# DIRECTIONS
Select the lines of the records containing the word "this" and list them.

# EXTRACTED RECORDS
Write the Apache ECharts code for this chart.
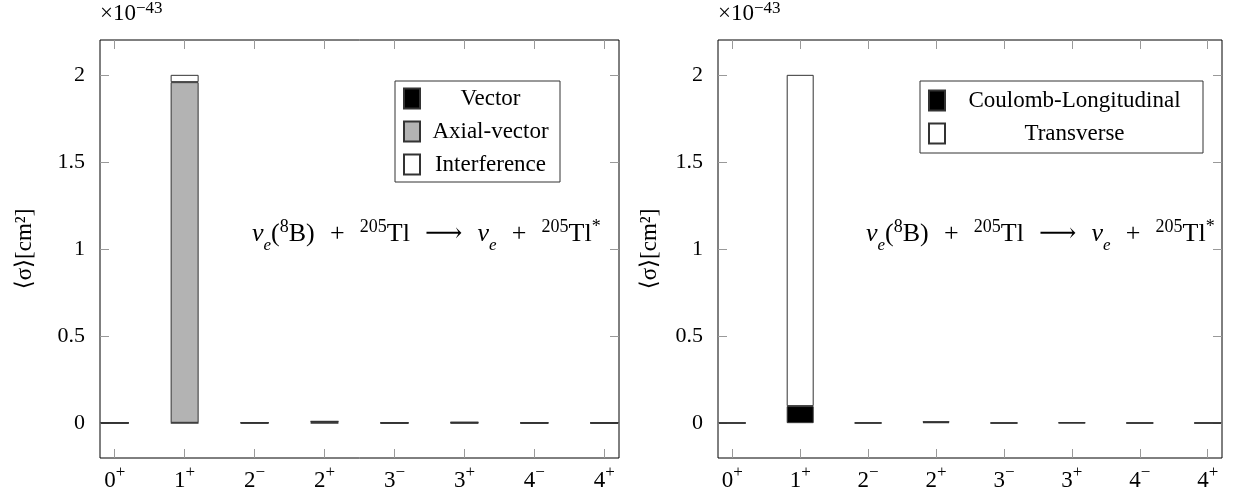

--

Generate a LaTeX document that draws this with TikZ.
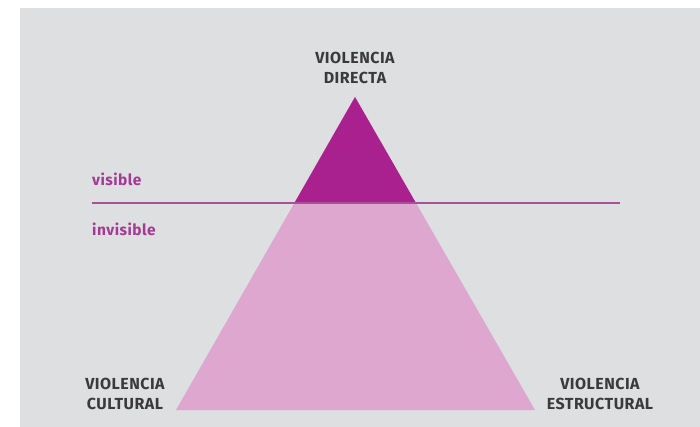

...

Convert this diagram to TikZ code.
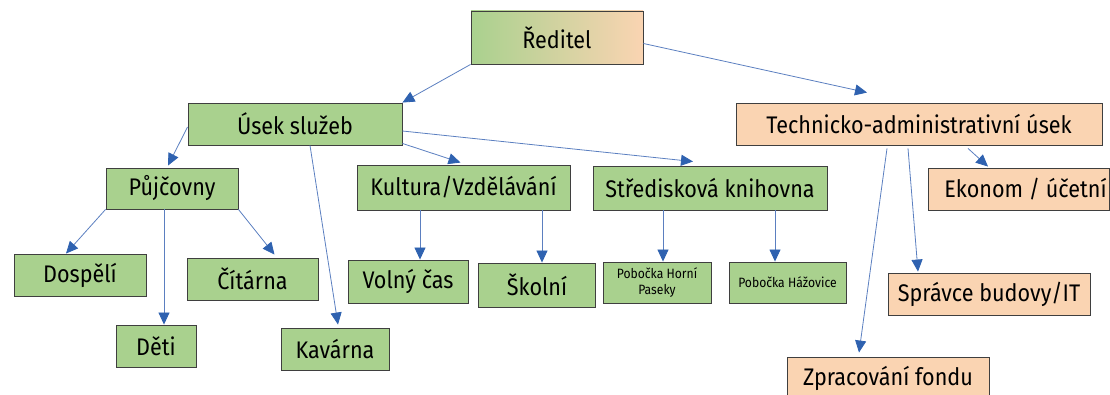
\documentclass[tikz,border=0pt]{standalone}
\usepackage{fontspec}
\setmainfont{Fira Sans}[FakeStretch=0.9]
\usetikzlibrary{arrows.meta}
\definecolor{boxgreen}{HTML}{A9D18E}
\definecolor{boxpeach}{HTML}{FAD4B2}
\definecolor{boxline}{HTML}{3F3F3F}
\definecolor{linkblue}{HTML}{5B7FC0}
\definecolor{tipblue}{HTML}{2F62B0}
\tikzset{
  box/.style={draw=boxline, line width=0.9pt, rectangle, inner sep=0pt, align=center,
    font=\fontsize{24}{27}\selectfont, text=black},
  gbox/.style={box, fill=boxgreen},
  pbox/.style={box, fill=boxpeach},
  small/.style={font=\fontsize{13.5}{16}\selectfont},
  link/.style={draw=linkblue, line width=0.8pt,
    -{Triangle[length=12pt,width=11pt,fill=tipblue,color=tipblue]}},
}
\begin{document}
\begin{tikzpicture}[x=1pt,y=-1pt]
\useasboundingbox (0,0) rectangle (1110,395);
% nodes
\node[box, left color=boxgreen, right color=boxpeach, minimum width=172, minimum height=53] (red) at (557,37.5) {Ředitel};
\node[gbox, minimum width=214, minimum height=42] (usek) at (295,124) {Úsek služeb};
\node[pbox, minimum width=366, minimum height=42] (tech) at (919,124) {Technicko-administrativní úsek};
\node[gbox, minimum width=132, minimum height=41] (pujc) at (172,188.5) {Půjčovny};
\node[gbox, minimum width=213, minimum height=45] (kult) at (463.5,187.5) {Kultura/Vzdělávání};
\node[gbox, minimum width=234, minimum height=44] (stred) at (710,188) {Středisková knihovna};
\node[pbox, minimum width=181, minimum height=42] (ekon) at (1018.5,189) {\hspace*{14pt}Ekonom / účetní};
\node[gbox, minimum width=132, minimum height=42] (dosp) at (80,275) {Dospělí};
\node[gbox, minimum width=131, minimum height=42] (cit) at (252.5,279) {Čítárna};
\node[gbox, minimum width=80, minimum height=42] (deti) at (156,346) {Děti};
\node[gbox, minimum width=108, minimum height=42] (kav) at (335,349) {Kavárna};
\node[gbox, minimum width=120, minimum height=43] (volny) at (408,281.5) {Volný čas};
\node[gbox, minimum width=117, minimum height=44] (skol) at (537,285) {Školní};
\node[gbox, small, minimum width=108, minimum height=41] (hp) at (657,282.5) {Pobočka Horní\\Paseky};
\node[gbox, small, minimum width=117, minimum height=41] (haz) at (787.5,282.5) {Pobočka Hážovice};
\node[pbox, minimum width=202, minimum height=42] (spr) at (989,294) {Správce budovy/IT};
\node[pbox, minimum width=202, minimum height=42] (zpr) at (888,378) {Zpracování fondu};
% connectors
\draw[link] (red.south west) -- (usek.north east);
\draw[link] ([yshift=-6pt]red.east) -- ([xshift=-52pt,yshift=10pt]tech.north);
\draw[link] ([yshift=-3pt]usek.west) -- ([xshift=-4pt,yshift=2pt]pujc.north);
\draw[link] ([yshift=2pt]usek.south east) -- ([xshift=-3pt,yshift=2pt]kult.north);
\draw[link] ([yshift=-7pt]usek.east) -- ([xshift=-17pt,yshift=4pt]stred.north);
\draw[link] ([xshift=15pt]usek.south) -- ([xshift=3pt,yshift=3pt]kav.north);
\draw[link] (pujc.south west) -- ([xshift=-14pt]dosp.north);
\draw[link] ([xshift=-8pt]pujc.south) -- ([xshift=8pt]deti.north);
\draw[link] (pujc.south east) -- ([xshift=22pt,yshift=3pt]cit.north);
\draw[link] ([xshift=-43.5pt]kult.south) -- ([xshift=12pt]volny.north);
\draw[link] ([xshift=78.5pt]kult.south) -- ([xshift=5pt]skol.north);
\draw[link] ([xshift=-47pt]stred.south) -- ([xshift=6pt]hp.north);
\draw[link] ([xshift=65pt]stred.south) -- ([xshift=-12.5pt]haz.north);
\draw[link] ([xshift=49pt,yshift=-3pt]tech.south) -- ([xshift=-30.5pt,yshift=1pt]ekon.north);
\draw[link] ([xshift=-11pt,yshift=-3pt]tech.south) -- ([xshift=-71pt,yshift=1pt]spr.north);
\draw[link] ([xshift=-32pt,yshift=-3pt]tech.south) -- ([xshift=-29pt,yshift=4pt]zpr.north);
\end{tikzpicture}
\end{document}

# REPLY TO THE EXERCISE
Write the Apache ECharts code for this chart.
Generate a LaTeX document that draws this with TikZ.
Convert this diagram to TikZ code.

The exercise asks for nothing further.